Carly Simon singles chronology
| "Anticipation" (1971) | "Legend in Your Own Time" (1972) | "You're So Vain" (1972) |

= Legend in Your Own Time =

"Legend in Your Own Time" is a song written and performed by Carly Simon, from her 1971 album Anticipation. It was issued as the second single from the album, following "Anticipation". It did not achieve the same level of popular success as its predecessor, reaching No. 50 on the Billboard Hot 100. It did however reach the top 20 on Billboard's Adult Contemporary chart, peaking at No. 11.

"Legend in Your Own Time" has been included on multiple compilation albums of Simon's, including The Best of Carly Simon (1975), Clouds in My Coffee (1995), The Very Best of Carly Simon: Nobody Does It Better (1999), Anthology (2002), Reflections: Carly Simon's Greatest Hits (2004), Carly Simon Collector's Edition (2009), and Songs from the Trees (A Musical Memoir Collection) (2015).

==Critical reception==
According to Rolling Stone critic Stephen Davis, the song is about those who have been trying to become famous since being young and eventually achieve their goal, at least to some degree. Record World said that "it's a peek behind a pop star's facade and it's a stunner." Author Sheila Weller describes the song as a "sarcastic takedown of an arrogant man." Rolling Stone Album Guide critic Bart Testa describes it as a "pop star snapshot." The song, like its preceding single "Anticipation," was reportedly written about fellow singer Cat Stevens. Author Richard Pfefferman relates "Legend in Your Own Time" and Simon's next single "You're So Vain" to the movement during the early 1970s towards pop songs taking moral stances.
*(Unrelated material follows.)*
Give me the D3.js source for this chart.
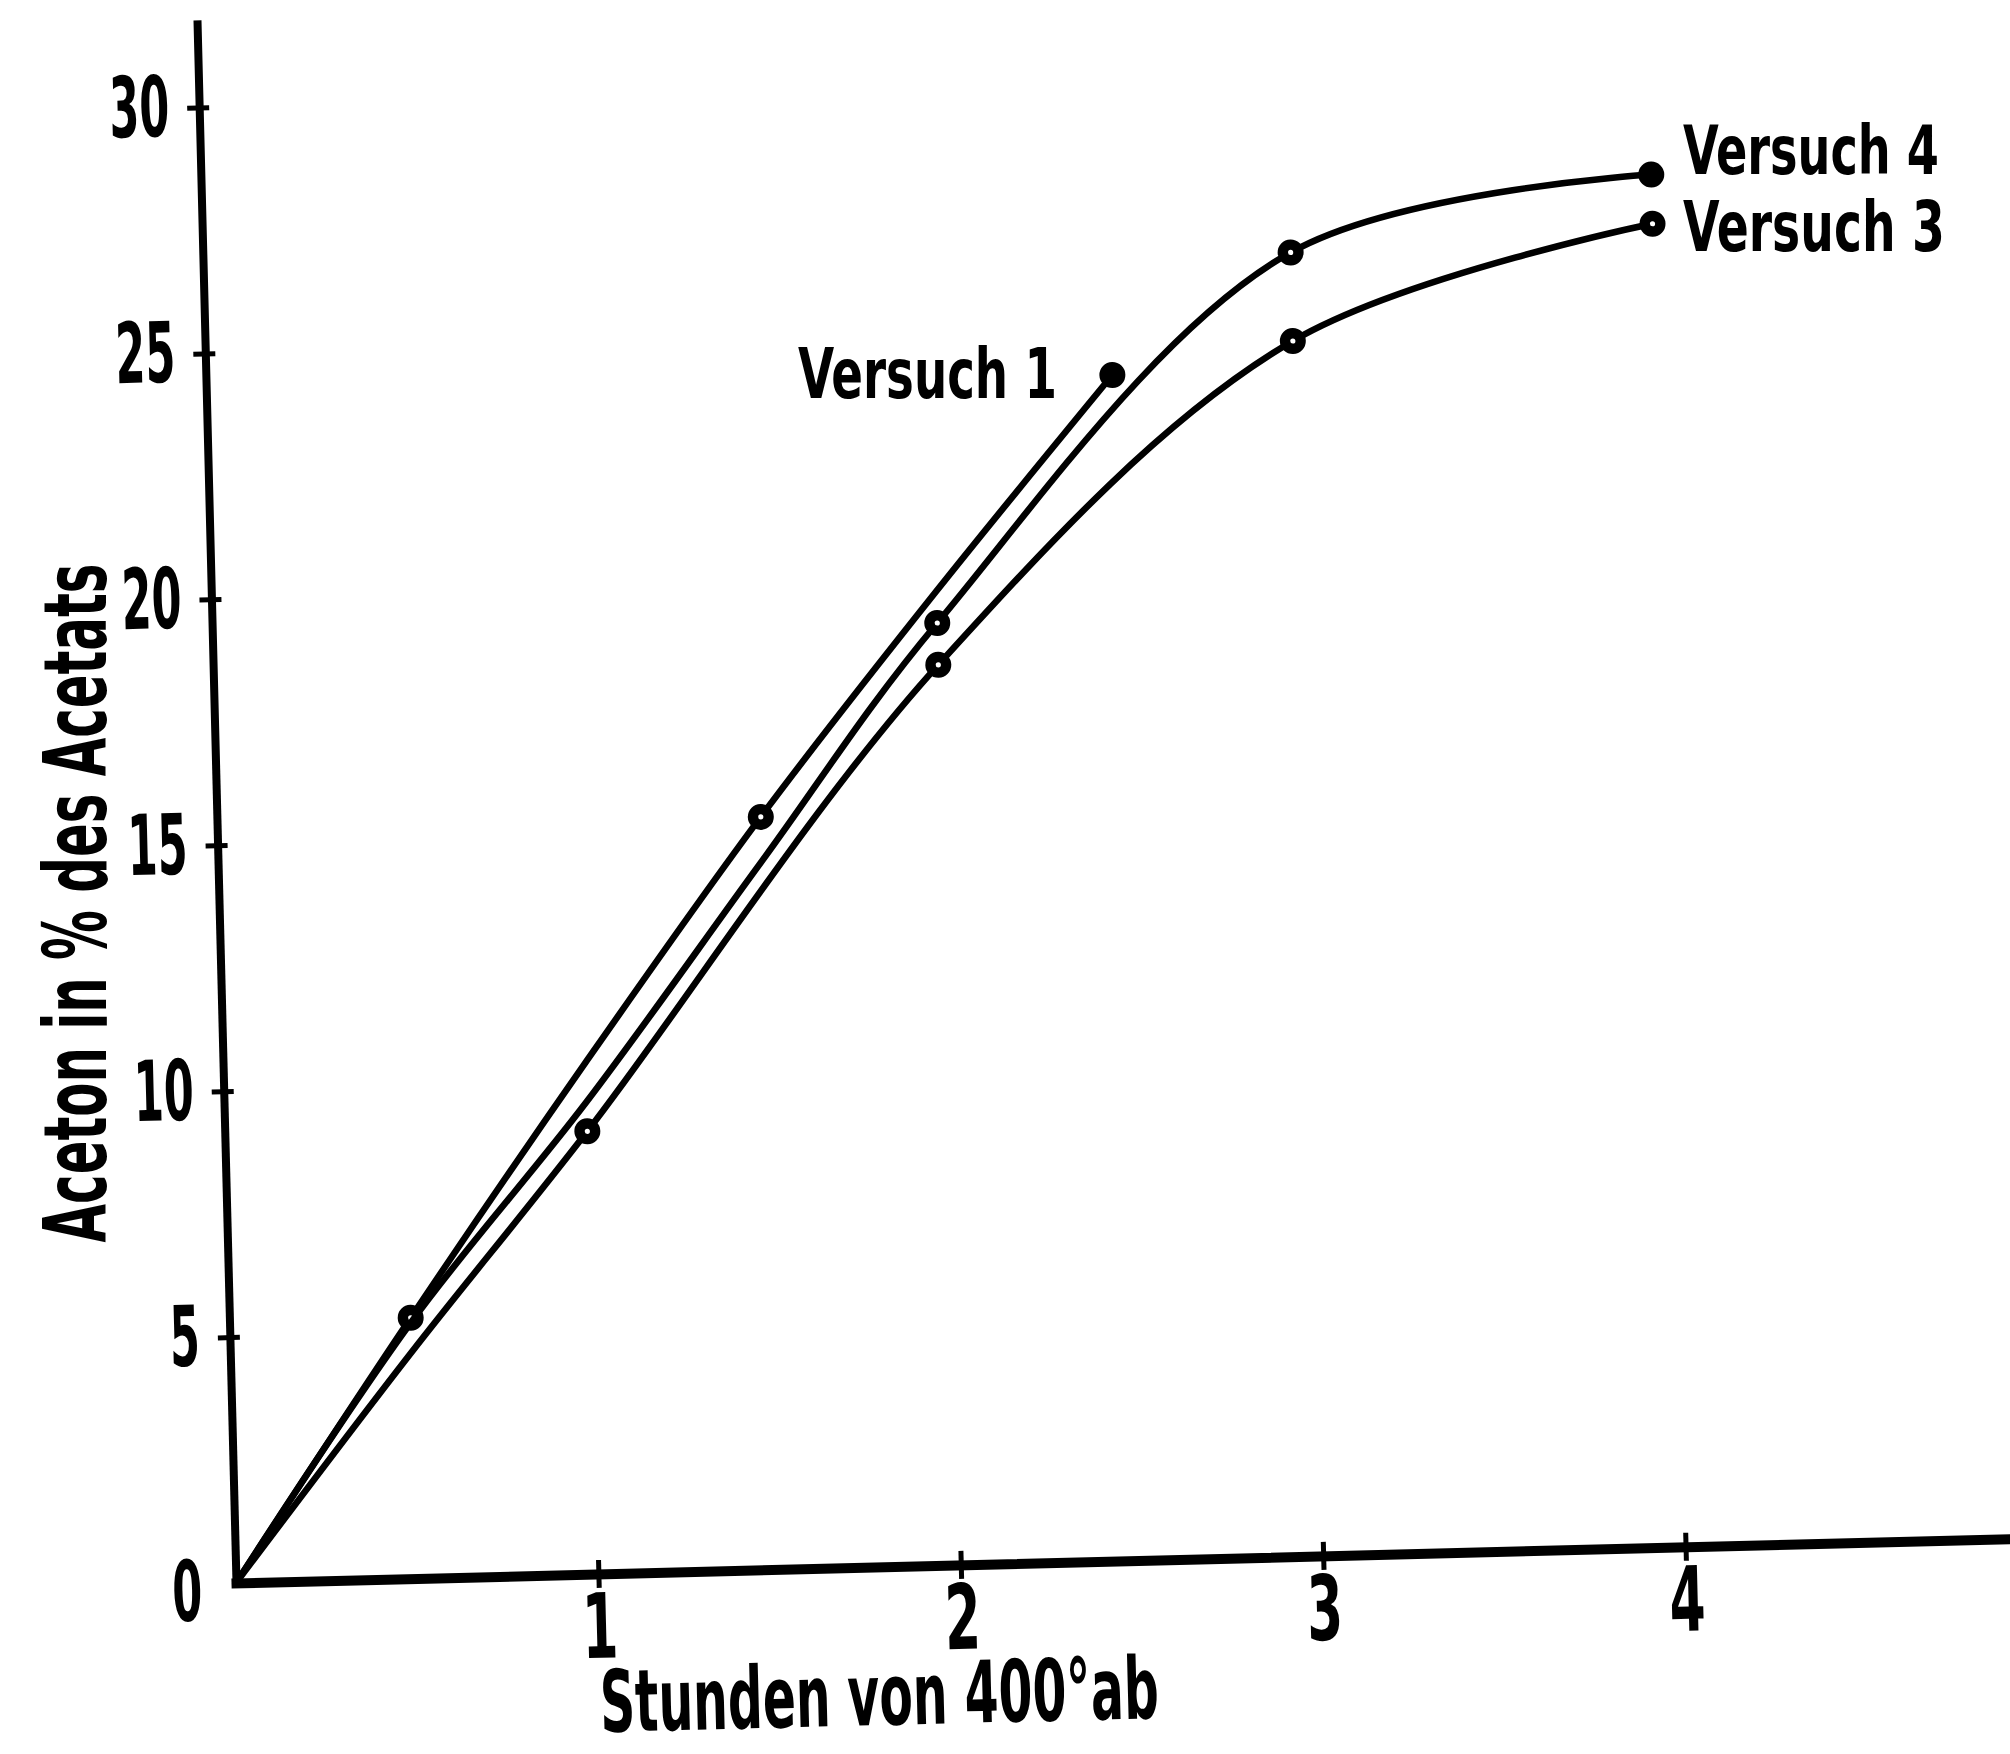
<!DOCTYPE html>
<html><head><meta charset="utf-8">
<script src="https://cdn.jsdelivr.net/npm/d3@7"></script>
<style>
html,body{margin:0;padding:0;background:#fff;}
svg{display:block;}
text{font-family:"DejaVu Sans Condensed","Liberation Sans Narrow","DejaVu Sans",sans-serif;font-weight:bold;fill:#000;}
</style></head><body>
<script>
// ---- data ----
const yTicks = [0, 5, 10, 15, 20, 25, 30];
const xTicks = [1, 2, 3, 4];
const xMax = 4.9;     // visible end of the hour axis
const yMax = 31.7;    // visible end of the percent axis

const hours1 = [0, 0.5, 1, 1.5, 2, 2.5];
const versuch1 = [0, 5.3, 10.4, 15.3, 19.8, 24.1];
const marks1 = ["", "o", "", "o", "", "f"];

const hours4 = [0, 0.5, 1, 1.5, 2, 3, 4];
const versuch4 = [0, 5.2, 9.6, 14.4, 19.15, 26.5, 27.9];
const marks4 = ["", "", "", "", "o", "o", "f"];

const hours3 = [0, 0.5, 1, 2, 3, 4];
const versuch3 = [0, 4.6, 9.0, 18.3, 24.7, 26.9];
const marks3 = ["", "", "o", "o", "o", "o"];

const seriesNames = ["Versuch 1", "Versuch 4", "Versuch 3"];
const xTitle = "Stunden von 400°ab";
const yTitle = "Aceton in % des Acetats";

// ---- layout ----
const W = 2010, H = 1754;
const origin = [236, 1583];
const tilt = -1.43;            // the scanned figure is slightly rotated
const pxPerHour = 362.5, pxPerPct = 49.2;

const svg = d3.select("body").append("svg").attr("width", W).attr("height", H);
svg.append("rect").attr("width", W).attr("height", H).attr("fill", "#fff");

const g = svg.append("g").attr("transform", `translate(${origin[0]},${origin[1]}) rotate(${tilt})`);

const x = d3.scaleLinear().domain([0, xMax]).range([0, xMax * pxPerHour]);
const y = d3.scaleLinear().domain([0, yMax]).range([0, -yMax * pxPerPct]);

// squeeze a text horizontally to a given width (hand-lettered narrow digits)
function squeeze(node, width, pre) {
  const t = d3.select(node);
  const nat = node.getComputedTextLength();
  const s = nat > 0 ? width / nat : 1;
  const px = +t.attr("x") || 0, py = +t.attr("y") || 0;
  t.attr("x", 0).attr("y", 0)
   .attr("transform", (pre ? pre + " " : `translate(${px},${py}) `) + `scale(${s},1)`);
}

// x axis
const gx = g.append("g").call(d3.axisBottom(x).tickValues(xTicks).tickSize(14).tickSizeOuter(0).tickPadding(0).tickFormat(d3.format("d")));
gx.select(".domain").attr("stroke", "#000").attr("stroke-width", 10).attr("stroke-linecap", "square");
gx.selectAll(".tick line").attr("y1", -14).attr("stroke", "#000").attr("stroke-width", 5);
gx.selectAll(".tick text").attr("y", 84).attr("dy", 0).attr("font-size", 90)
  .attr("fill", "#000").attr("font-family", null)
  .each(function(d) { squeeze(this, 36 * String(d).length); });

// y axis
const gy = g.append("g").call(d3.axisLeft(y).tickValues(yTicks).tickSize(12).tickSizeOuter(0).tickPadding(0).tickFormat(d3.format("d")));
gy.select(".domain").attr("stroke", "#000").attr("stroke-width", 8).attr("stroke-linecap", "square");
gy.selectAll(".tick line").attr("x1", 10).attr("stroke", "#000").attr("stroke-width", 5)
  .attr("display", d => d === 0 ? "none" : null);
gy.selectAll(".tick text").attr("x", d => d === 0 ? -34 : -30).attr("y", d => d === 0 ? 6 : -3)
  .attr("dy", "0.36em").attr("font-size", 84)
  .attr("fill", "#000").attr("font-family", null)
  .each(function(d) { squeeze(this, 30 * String(d).length); });

// series
const series = [
  {name: seriesNames[0], h: hours1, v: versuch1, m: marks1},
  {name: seriesNames[1], h: hours4, v: versuch4, m: marks4},
  {name: seriesNames[2], h: hours3, v: versuch3, m: marks3}
];
const line = d3.line().x(d => x(d[0])).y(d => y(d[1])).curve(d3.curveCatmullRom.alpha(0.5));

series.forEach(s => {
  const pts = s.h.map((hv, i) => [hv, s.v[i], s.m[i]]);
  g.append("path").attr("d", line(pts)).attr("fill", "none").attr("stroke", "#000")
    .attr("stroke-width", 6.5).attr("stroke-linejoin", "round").attr("stroke-linecap", "round");
  const mk = pts.filter(p => p[2] !== "");
  g.selectAll(null).data(mk).enter().append("circle")
    .attr("cx", d => x(d[0])).attr("cy", d => y(d[1])).attr("r", 13).attr("fill", "#000");
  g.selectAll(null).data(mk.filter(p => p[2] === "o")).enter().append("circle")
    .attr("cx", d => x(d[0])).attr("cy", d => y(d[1])).attr("r", 2.6).attr("fill", "#fff");
});

// series labels
const labels = [
  {t: seriesNames[1], x: 1683, y: 174, len: 256, fs: 68},
  {t: seriesNames[2], x: 1683, y: 251, len: 262, fs: 70},
  {t: seriesNames[0], x: 798, y: 398, len: 259, fs: 70}
];
svg.selectAll(null).data(labels).enter().append("text")
  .attr("x", d => d.x).attr("y", d => d.y).attr("font-size", d => d.fs)
  .text(d => d.t)
  .each(function(d) { squeeze(this, d.len); });

// axis titles
svg.append("text").attr("text-anchor", "middle").attr("font-size", 88).text(yTitle)
  .each(function() { squeeze(this, 679, "translate(106,903) rotate(-90)"); });

svg.append("text").attr("text-anchor", "middle").attr("font-size", 86).text(xTitle)
  .each(function() { squeeze(this, 559, `translate(880,1725) rotate(${tilt})`); });
</script>
</body></html>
In particular, these two Carly Simon songs "degraded fame and fortune." Simon's own memoir, however, indicates that she wrote the song with future husband James Taylor in mind, whom she had met when they were both younger (and whose mother had another career in mind for him) and does not imply the song was an attempt to criticize its subject.

Rolling Stone Album Guide critics Mark Coleman and Ben Edmunds describe how "Legend in Your Own Time" is similar to Simon's two previous singles, "That's the Way I've Always Heard It Should Be" and "Anticipation," matching their "lush, musing tone" and the way they seem to sigh, "positioning Carly as a natural singles artist and a (mild) feminist presence." Musicologist Walter Everett describes how this song, as well as other of Simon's songs from this period, including "Anticipation," "That's the Way I've Always Heard It Should Be" and "You're So Vain," alternate major and minor keys to contrast dreams against reality. Instrumentation includes bongo drums, which play a syncopated rhythm.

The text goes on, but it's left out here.